The digital divide and rural New Mexico

The digital divide in America – those who do and those who do not have access to the Internet – runs especially deep in rural New Mexico. Is it digital injustice or just the painfully slow development of the necessary infrastructure?

Tom Wheeler, chairman of the Federal Communications Commission, visited New Mexico recently. He confronted that question and a challenge on the confusing issue of net neutrality, the argument over whether some content providers can get favorable high-speed access to the network at the expense of other users. Though he spoke with obvious conviction, some audience members were unsatisfied with his answers.

After visiting Acoma Pueblo, Wheeler spoke and answered questions at a forum sponsored by the New Mexico Media Literacy Project and other organizations belonging to the New Mexico Digital Justice Coalition.

“Digital Justice” is fighting terminology. It implies that the lack of access is a political decision rather than the absence of resources.

Wheeler said he is committed to universal Internet access. The FCC has officially taken notice that fewer than 10 percent of Native Americans have broadband connectivity. What they have, he said, is unacceptably limited and expensive. Acoma, he said, has a library with 10 connected desktops, costing the pueblo an outrageous $1700 per month. The system is left running at night so students can access the Internet from their cars in the parking lot.

Wheeler encouraged the use of an FCC subsidy program, called the E-rate program, which can help schools and libraries obtain broadband services at affordable prices.

His answers on the net neutrality issue caused controversy.

Wheeler said he is committed to an “open Internet” where nobody has priority based on price. But he opposes defining the Internet as a common carrier. He said such a definition might result in excessive regulation and market interference that would stifle innovation.

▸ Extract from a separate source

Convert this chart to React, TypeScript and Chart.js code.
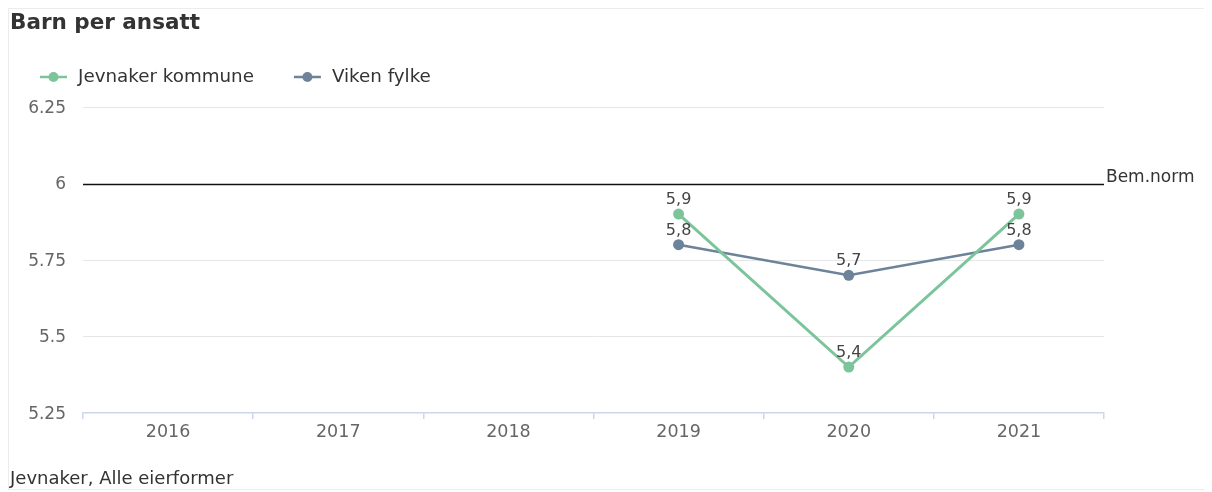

The “common carrier” definition would define the Internet as similar to the phone company.

Under Wheeler’s predecessor, the FCC adopted regulations to support net neutrality, but the regulations were overturned by a federal court decision last January. New regulations are now in the rulemaking process.

Jason Marks, former Public Regulation Commissioner, was in the audience.   Marks explained to me that the court decision was inevitable as long as the Internet is not defined as a common carrier, and that future regulations will run into the same obstacle. He didn’t agree with Wheeler’s reasons for refusing to adopt the definition.

The other issue of the day was that troublesome digital divide.

New Mexico’s poor rural areas are really poor, really rural and really lacking in modern life’s necessities. Internet access is the latest addition to a broader problem that includes bad roads, lack of services and places without electricity or running water. Part of the urgency around Internet access is that it could help solve other aspects of the problem – such as health care through distance medicine and education through distance learning.

State Sen. Jacob Candelaria (D-Albuquerque), who was on the panel, referred to a bill he cosponsored that appropriates $50 million ($10 million in each of the next five years) for education technology infrastructure – the hardware needed to provide Internet connections for schools.

If we were rebuilding roads, we could be laying cable under those roads. New Mexico has a road funding crisis, remember?

Infrastructure is what we need, it’s a logical investment at both the state and federal level, and I’m just as frustrated as anybody that the federal government’s paralysis and New Mexico’s lack of money are preventing it from getting done.

The issue gets back to economic development, which gets back to attracting and growing business, not investing in the rural places that are the heart of New Mexico culture but show limited economic promise. Around and around we go again. I don’t think it’s about deliberate injustice. It’s about a need for new solutions.